Back in 2004, I was in an architectural history class called "Readings and Criticisms of Architecture". The end-of-the-semester assignment was to write about a particular building (or typology), its history, and critically analyze the intent and effect of the building. I initially wanted to write about military installations, particular air force bases since they were a big part of my childhood.
I made some calls to San Antonio-area AFBs and found a base historian, who sent over two books. One of them, I'm finally reading, A History of Military Aviation in San Antonio. The instructor of the class above wanted me to critically analyze a new dormitory in a different university, so I did.
So far, up to page 25, and the book is quite informative. San Antonio didn't acquire any air training facilities until 1910, seven years after the Wright Brothers demonstrated their flying machine at Kitty Hawk.
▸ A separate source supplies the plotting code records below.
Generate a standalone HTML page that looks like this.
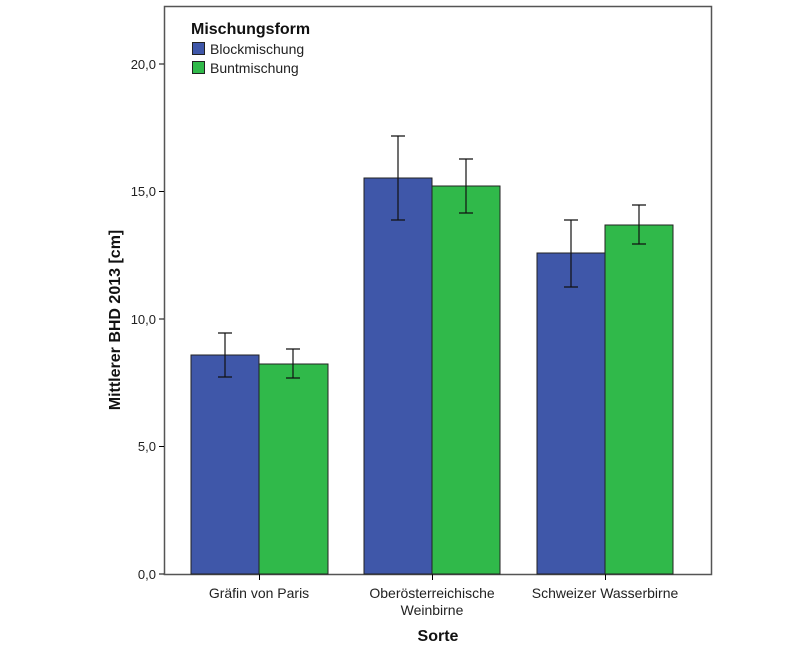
<!DOCTYPE html>
<html><head><meta charset="utf-8"><style>body{margin:0;background:#fff}</style></head><body>
<svg width="800" height="654" xmlns="http://www.w3.org/2000/svg" font-family="Liberation Sans, Arial, sans-serif">
<rect x="0" y="0" width="800" height="654" fill="#fff"/>
<rect x="164.5" y="6.5" width="547" height="568" fill="#fff" stroke="#555" stroke-width="1.5"/>
<g stroke="#000" stroke-width="1">
<line x1="159" y1="574" x2="164" y2="574"/><line x1="159" y1="446.5" x2="164" y2="446.5"/>
<line x1="159" y1="319" x2="164" y2="319"/><line x1="159" y1="191.5" x2="164" y2="191.5"/>
<line x1="159" y1="64" x2="164" y2="64"/>
<line x1="259.5" y1="574" x2="259.5" y2="580"/><line x1="432.5" y1="574" x2="432.5" y2="580"/><line x1="605.5" y1="574" x2="605.5" y2="580"/>
</g>
<g font-size="13" fill="#222" text-anchor="end">
<text x="156" y="579">0,0</text><text x="156" y="451">5,0</text><text x="156" y="324">10,0</text><text x="156" y="196">15,0</text><text x="156" y="69">20,0</text>
</g>
<g stroke="#222" stroke-width="1">
<rect x="191" y="355" width="68" height="219" fill="#3f57a9"/>
<rect x="259" y="364" width="69" height="210" fill="#30b94a"/>
<rect x="364" y="178" width="68" height="396" fill="#3f57a9"/>
<rect x="432" y="186" width="68" height="388" fill="#30b94a"/>
<rect x="537" y="253" width="68" height="321" fill="#3f57a9"/>
<rect x="605" y="225" width="68" height="349" fill="#30b94a"/>
</g>
<g stroke="#111" stroke-width="1.2" fill="none">
<path d="M225 333V377M218 333H232M218 377H232"/>
<path d="M293 349V378M286 349H300M286 378H300"/>
<path d="M398 136V220M391 136H405M391 220H405"/>
<path d="M466 159V213M459 159H473M459 213H473"/>
<path d="M571 220V287M564 220H578M564 287H578"/>
<path d="M639 205V244M632 205H646M632 244H646"/>
</g>
<g font-size="14" fill="#222" text-anchor="middle">
<text x="259" y="598">Gräfin von Paris</text>
<text x="432" y="598">Oberösterreichische</text><text x="432" y="615">Weinbirne</text>
<text x="605" y="598">Schweizer Wasserbirne</text>
</g>
<text x="438" y="641" font-size="16" font-weight="bold" text-anchor="middle" fill="#111">Sorte</text>
<text transform="translate(120,320) rotate(-90)" font-size="16" font-weight="bold" text-anchor="middle" fill="#111">Mittlerer BHD 2013 [cm]</text>
<text x="191" y="34" font-size="16" font-weight="bold" fill="#111">Mischungsform</text>
<rect x="192.5" y="42.5" width="12" height="12" fill="#3f57a9" stroke="#222"/>
<rect x="192.5" y="61.5" width="12" height="12" fill="#30b94a" stroke="#222"/>
<text x="210" y="54" font-size="14" fill="#222">Blockmischung</text>
<text x="210" y="73" font-size="14" fill="#222">Buntmischung</text>
</svg>
</body></html>
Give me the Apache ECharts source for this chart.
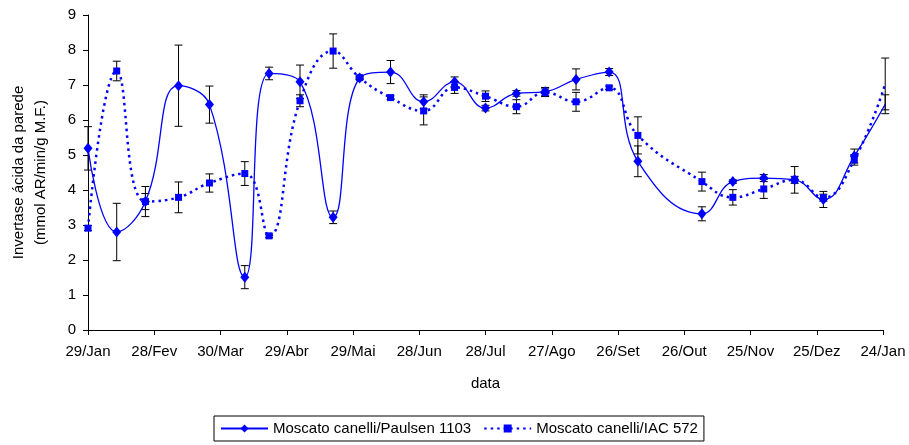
<!DOCTYPE html>
<html>
<head>
<meta charset="utf-8">
<script src="https://cdn.jsdelivr.net/npm/echarts@6/dist/echarts.min.js"></script>
<style>
html,body{margin:0;padding:0;background:#fff;}
#chart{width:909px;height:445px;}
</style>
</head>
<body>
<div id="chart"></div>
<script>
// ---- data ----
var startDate = '2002-01-29';
var dates = ['2002-01-29','2002-02-11','2002-02-24','2002-03-11','2002-03-25','2002-04-10','2002-04-21','2002-05-05','2002-05-20','2002-06-01','2002-06-15','2002-06-30','2002-07-14','2002-07-28','2002-08-11','2002-08-24','2002-09-07','2002-09-22','2002-10-05','2002-11-03','2002-11-17','2002-12-01','2002-12-15','2002-12-28','2003-01-11','2003-01-25'];
var paulsen = [5.19,2.80,3.67,6.98,6.44,1.51,7.33,7.09,3.22,7.20,7.37,6.52,7.09,6.34,6.76,6.81,7.16,7.37,4.82,3.32,4.24,4.34,4.29,3.73,4.97,6.45];
var paulsenErr = [0.62,0.82,0.43,1.16,0.53,0.33,0.18,0.48,0.18,0.05,0.33,0.2,0.14,0.08,0.08,0.12,0.3,0.1,0.44,0.2,0.05,0.1,0.38,0.23,0.2,0.27];
var iac = [2.91,7.40,3.67,3.79,4.20,4.47,2.69,6.55,7.97,7.21,6.64,6.26,6.93,6.68,6.38,6.79,6.52,6.92,5.56,4.24,3.79,4.03,4.29,3.78,4.86,7.03];
var iacErr = [0.07,0.28,0.23,0.44,0.26,0.34,0.05,0.17,0.49,0.05,0.05,0.4,0.17,0.15,0.2,0.12,0.27,0.05,0.53,0.27,0.22,0.27,0.1,0.1,0.15,0.74];
var xTickLabels = ['29/Jan','28/Fev','30/Mar','29/Abr','29/Mai','28/Jun','28/Jul','27/Ago','26/Set','26/Out','25/Nov','25/Dez','24/Jan'];
var seriesNames = ['Moscato canelli/Paulsen 1103','Moscato canelli/IAC 572'];
var yName = 'Invertase ácida da parede\n(mmol AR/min/g M.F.)';
var xName = 'data';

// ---- build ----
function dayOffset(s){
  var p = s.split('-'), q = startDate.split('-');
  return Math.round((Date.UTC(+p[0],+p[1]-1,+p[2]) - Date.UTC(+q[0],+q[1]-1,+q[2]))/86400000);
}
var days = dates.map(dayOffset);
function pts(vals){ return vals.map(function(v,i){ return [days[i], v]; }); }
function errs(vals, e){ return vals.map(function(v,i){ return [days[i], v - e[i], v + e[i]]; }); }

var FONT = 'Liberation Sans, Arial, sans-serif';
var BLUE = '#0000FF';

function errRender(params, api){
  var x = api.value(0);
  var lo = api.coord([x, api.value(1)]);
  var hi = api.coord([x, api.value(2)]);
  var w = 4;
  var st = {stroke:'#000', lineWidth:1};
  return {type:'group', children:[
    {type:'line', shape:{x1:lo[0],y1:lo[1],x2:hi[0],y2:hi[1]}, style:st},
    {type:'line', shape:{x1:lo[0]-w,y1:lo[1],x2:lo[0]+w,y2:lo[1]}, style:st},
    {type:'line', shape:{x1:hi[0]-w,y1:hi[1],x2:hi[0]+w,y2:hi[1]}, style:st}
  ]};
}

var chart = echarts.init(document.getElementById('chart'), null, {renderer:'canvas'});
chart.setOption({
  backgroundColor:'#fff',
  animation:false,
  textStyle:{fontFamily:FONT},
  grid:{left:85, right:26, top:15, bottom:115, containLabel:false},
  legend:{
    left:214, top:416, width:540,
    data:seriesNames,
    itemWidth:47, itemHeight:10, itemGap:12,
    borderColor:'#000', borderWidth:1, borderRadius:0,
    padding:[5,6,5,6],
    textStyle:{fontFamily:FONT, fontSize:15, color:'#000'}
  },
  xAxis:{
    type:'value', min:0, max:360, interval:30,
    name:xName, nameLocation:'middle', nameGap:46,
    nameTextStyle:{fontFamily:FONT, fontSize:15, color:'#000'},
    axisLine:{lineStyle:{color:'#000', width:1}},
    axisTick:{show:true, length:5, inside:false, lineStyle:{color:'#000'}},
    splitLine:{show:false},
    axisLabel:{color:'#000', fontFamily:FONT, fontSize:15, margin:14,
      formatter:function(v){ var i = Math.round(v/30); return xTickLabels[i] || ''; }}
  },
  yAxis:{
    type:'value', min:0, max:9, interval:1,
    name:yName, nameLocation:'middle', nameGap:36, nameRotate:90,
    nameTextStyle:{fontFamily:FONT, fontSize:15, color:'#000', lineHeight:22, align:'center'},
    axisLine:{show:true, lineStyle:{color:'#000', width:1}},
    axisTick:{show:true, length:5, lineStyle:{color:'#000'}},
    splitLine:{show:false},
    axisLabel:{color:'#000', fontFamily:FONT, fontSize:15, margin:12}
  },
  series:[
    {type:'custom', name:'errP', renderItem:errRender, data:errs(paulsen, paulsenErr), z:3, silent:true,
     encode:{x:0, y:[1,2]}},
    {type:'custom', name:'errI', renderItem:errRender, data:errs(iac, iacErr), z:3, silent:true,
     encode:{x:0, y:[1,2]}},
    {type:'line', name:seriesNames[0], data:pts(paulsen), smooth:0.45,
     symbol:'diamond', symbolSize:[9,11], showAllSymbol:true,
     itemStyle:{color:BLUE}, lineStyle:{color:BLUE, width:1.3, type:'solid'}, z:4},
    {type:'line', name:seriesNames[1], data:pts(iac), smooth:0.45,
     symbol:'rect', symbolSize:7, showAllSymbol:true,
     itemStyle:{color:BLUE}, lineStyle:{color:BLUE, width:2.5, type:[2.5,4]}, z:5}
  ]
});
</script>
</body>
</html>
San Antonio got the first military air facility because the Army (there was no Air Force yet) didn't know where to put the first plane or its caretaker Lieutenant Benjamin D. Foulois. San Antonio got its air bases nearly by chance!
The amount of trainees grew from three in 1911 to over 47,000 by 1918. The numbers fell sharply during the 1920s and early 1930s, which is where I'm at currently in the book. The amount of progress made in the airplanes themselves is also astounding, evolving from modified gliders to ones made wood and then finally metal.